Multiple threads in a GUI app (wxPython), communication between worker thread and app?
Jp Calderone
exarkun at divmod.com
Sun May 1 13:46:07 EDT 2005
On 01 May 2005 10:09:56 -0700, Paul Rubin <"http://phr.cx"@nospam.invalid> wrote:
>"fooooo" <phark52 at yahoo.com> writes:
>> How would I get the worker thread to open a GUI window in the main GUI
>> thread? After that GUI window is open, how can I send and recv messages
>> from/to the GUI window?
>
>First of all the favorite Pythonic way to communicate between threads
>is with synchronized queues--see the Queue module. Have the worker
>thread put stuff on a queue and have the main GUI thread read from it.
Yea, this is a good way. Also, it is essentially what you describe below :) The Queues are just created and drained by the GUI library instead of the user's application code.
>
>Secondly, I don't know about wxPython, but in tkinter you have to
>resort to a kludge in order for the gui thread to handle gui events
>and also notice stuff on a queue. There's a tkinter command to run
>some function after a specified time (say 50 msec). So you'd set that
>timeout to check the queue and restart the timer, which means the gui
>would check 20x a second for updates from the worker threads.

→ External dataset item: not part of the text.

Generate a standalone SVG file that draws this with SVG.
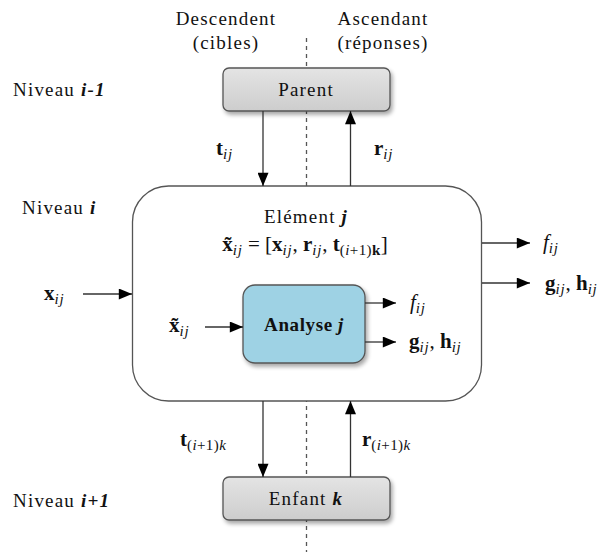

When it
>got such an update, it would create a new window or whatever.
You can do better than this. Tkinter has an after_idle function, which lets you post an event to the Tkinter thread _immediately_. This is basically the Queue "put" operation.
>
>It could be that wxPython has a cleaner way of doing this, or you
>might have to do something similar.
It has essentially the same thing, PostEvent().
> Python thread support seems to have been something of an afterthought
> and there's a lot of weirdness like this to deal with.
I'm not sure what you see as weird about this.